Oba filmy doskonale się zazębiają, pokazując, że nie należy oceniać wydarzeń z jednego, bez poznania całej historii. Ta natomiast ma ręce i nogi. W największym skrócie: wnerwiony po utracie swej bazy Najwyższy Porządek ściga z niezłym skutkiem resztki rebeliantów, a Rey stara się nakłonić do powrotu Luke’a Skywalkera. Daje słowo, że padniecie z wrażenia, gdy ujrzycie scenę przekazania miecza w ręce Luke’a. Zresztą całe szkolenie przebieg miało będzie nieortodoksyjny. I o to przecież chodzi, by nie dusić się w sosie własnym, lecz iść do przodu. Wydarzeń i zaskoczeń jest mnóstwo, a choć postaci przewija się na ekranie wiele, to każda z nich ma do spełnienia konkretną rolę w opowieści i nie stanowi zapchajdziury. Rey, Finn i Poe rozwijają się doskonale, ale i nowi jak Rose, DJ czy wice admirał Hondo są bardzo fajnie poprowadzony postaciami. Nareszcie też Luke i Leia mają swoje magiczne chwile, które sprawią, że łza zwłaszcza starszych fanów poleci raz i drugi, bo to jeszcze bardziej dobitne połączenie nostalgii z nowym, niż miało miejsce w “Przebudzeniu Mocy”. Jeśli jednak miałbym wskazać kluczową postać, to jest nią niewątpliwie Luke. Mark Hamill powinien być dumny, bo to jego najlepszy film.
Jeśli zaś miałbym szukać dziury w całym, to energii brakuje antagonistom. Owszem bardzo dobry jest Kylo Ren, mocny Snoke, chwilami Hux, ale ogólnie, to po prostu machina wojenna zła.
Smaczków na fanów czeka cała masa i kusi mnie, by choć kilka wymienić, to powstrzymuje się, by nikomu nie psuć premierowego seansu. Niech to będzie magiczna chwila, a na dyskusje o wyższości świat Bożego Narodzenia nad Wielkanocą, przyjdzie czas w kolejnych dniach, tygodniach, jeśli nie miesiącach. Oczekujcie nieoczekiwanego, gdyż nawet zwiastuny jawią mi się teraz jak zabawa w ciuciubabkę i nic istotnego nie zdradzały.
“Ostatni Jedi” dał mi wiele radości i zamierzam do niego wracać wielokrotnie.
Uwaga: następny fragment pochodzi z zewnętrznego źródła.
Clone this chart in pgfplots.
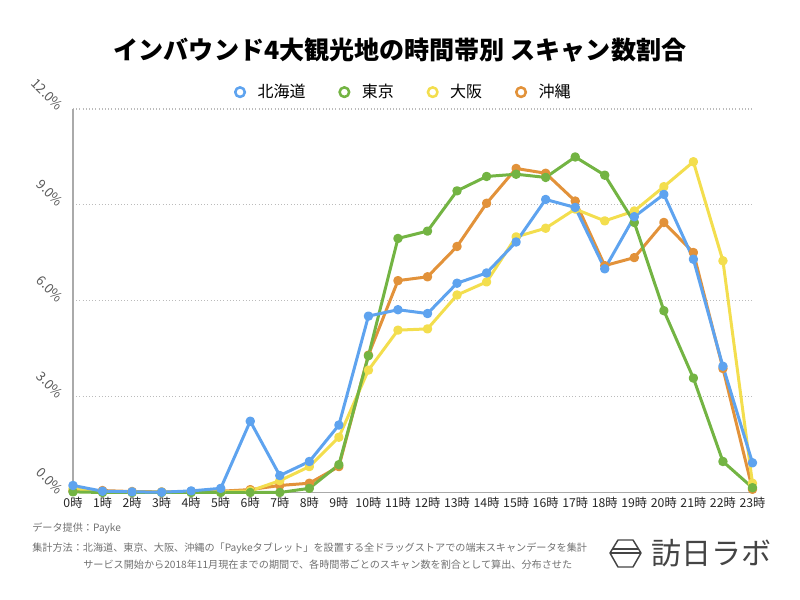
\documentclass[border=0pt]{standalone}
\usepackage{pgfplots}
\pgfplotsset{compat=1.18}
\usepackage{fontspec}
\setmainfont{Noto Sans CJK JP}
\definecolor{cblue}{HTML}{5EA3EF}
\definecolor{cgreen}{HTML}{73B443}
\definecolor{cyellow}{HTML}{F3DE4E}
\definecolor{corange}{HTML}{E2923A}
\definecolor{axisgray}{HTML}{AAAAAA}
\definecolor{gridgray}{HTML}{BBBBBB}
\definecolor{notegray}{HTML}{707070}
\definecolor{logogray}{HTML}{444444}
\pgfplotstableread{
h blue green yellow orange
0 0.22 0.02 0.12 0.05
1 0.04 0.00 0.02 0.06
2 0.02 0.00 0.01 0.03
3 0.01 0.00 0.01 0.02
4 0.05 0.00 0.02 0.03
5 0.13 0.00 0.02 0.04
6 2.23 0.00 0.05 0.09
7 0.53 0.00 0.37 0.22
8 0.97 0.13 0.81 0.29
9 2.11 0.87 1.73 0.81
10 5.52 4.28 3.83 4.30
11 5.72 7.95 5.08 6.63
12 5.60 8.18 5.12 6.75
13 6.55 9.44 6.18 7.70
14 6.87 9.89 6.59 9.05
15 7.84 9.96 8.00 10.14
16 9.17 9.86 8.27 9.99
17 8.92 10.50 8.87 9.12
18 7.00 9.93 8.50 7.10
19 8.63 8.45 8.81 7.35
20 9.33 5.69 9.57 8.45
21 7.30 3.58 10.35 7.51
22 3.95 0.97 7.25 3.88
23 0.93 0.15 0.29 0.10
}\datatable
\begin{document}
\begin{tikzpicture}
\begin{scope}[x=0.75pt,y=0.75pt]
\path[use as bounding box] (0,0) rectangle (800,600);
\node[font=\fontsize{18.8}{22}\selectfont\bfseries] at (400,550) {インバウンド4大観光地の時間帯別 スキャン数割合};
\begin{scope}[font=\fontsize{7.6}{9}\selectfont, text=notegray]
\node[anchor=west, inner sep=0] at (32,72) {データ提供：Payke};
\node[anchor=west, inner sep=0] at (32,52) {集計方法：北海道、東京、大阪、沖縄の「Paykeタブレット」を設置する全ドラッグストアでの端末スキャンデータを集計};
\node[anchor=west, inner sep=0] at (83,35) {サービス開始から2018年11月現在までの期間で、各時間帯ごとのスキャン数を割合として算出、分布させた};
\end{scope}
\draw[logogray, line width=1.1pt, line join=round] (618,60) -- (633,60) -- (641,47) -- (633,33) -- (618,33) -- (610,47) -- cycle;
\draw[logogray, line width=1.1pt] (612.5,51) -- (638.5,51) (610,47) -- (641,47);
\node[anchor=west, inner sep=0, text=logogray, font=\fontsize{22.5}{26}\selectfont] at (651,47) {訪日ラボ};
\end{scope}
\begin{axis}[
  at={(54.75pt,80.625pt)}, anchor=south west,
  scale only axis, width=509.6pt, height=287.6pt,
  xmin=0, xmax=23, ymin=0, ymax=12,
  clip=false,
  axis x line*=bottom, axis y line*=left,
  axis line style={axisgray, line width=1.1pt, -},
  major tick length=0pt,
  xtick={0,...,23},
  xticklabels={0時,1時,2時,3時,4時,5時,6時,7時,8時,9時,10時,11時,12時,13時,14時,15時,16時,17時,18時,19時,20時,21時,22時,23時},
  xticklabel style={font=\fontsize{9.2}{11}\selectfont, text=black!85},
  ytick={0,3,6,9,12},
  yticklabels={0.0\%,3.0\%,6.0\%,9.0\%,12.0\%},
  yticklabel style={font=\fontsize{10}{12}\selectfont, text=black!65, xshift=-6.4pt, yshift=-1.8pt, rotate=-45, anchor=east},
  ymajorgrids,
  grid style={dotted, gridgray, line width=0.8pt},
  every axis plot/.append style={line width=2.25pt, line join=round, mark=*, mark size=2.4pt},
  reverse legend,
  legend columns=4,
  legend style={at={(rel axis cs:0.485,1.044)}, anchor=center, draw=none, fill=none,
    font=\fontsize{12}{14}\selectfont,
    /tikz/every even column/.append style={column sep=21pt}},
  legend image code/.code={\draw[#1, line width=1.9pt, fill=white] (0pt,0pt) circle (3.6pt); \path (-5pt,0) (10pt,0);},
]
\addplot[corange] table[x=h, y=orange] {\datatable};
\addlegendentry{沖縄}
\addplot[cyellow] table[x=h, y=yellow] {\datatable};
\addlegendentry{大阪}
\addplot[cgreen] table[x=h, y=green] {\datatable};
\addlegendentry{東京}
\addplot[cblue] table[x=h, y=blue] {\datatable};
\addlegendentry{北海道}
\end{axis}
\end{tikzpicture}
\end{document}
Odnoszę przy tym wrażenie, że trudno będzie Abramsowi przy Epizodzie 9, mierzyć się z tak wysoko postawioną poprzeczką. To chyba dobrze, że Johnson pokazał mu, że można, a nawet należy ryzykować.
Rafał „Rif” Frąckiewicz
Jak widzicie, seans ósmej części Gwiezdnej Sagi zapowiada się nieziemsko zarówno dla nowych, jak i starych, zagorzałych fanów.
Kolejnych relacji i recenzji (zarówno bez, jak i ze spoilerami) możecie spodziewać się już na łamach naszego serwisu już dziś, wszak od pierwszych „otwartych” seansów dzielą nas już tylko godziny!
Dlatego też życzymy wam niezapomnianych chwil w kinie i oby spoilery was omijały!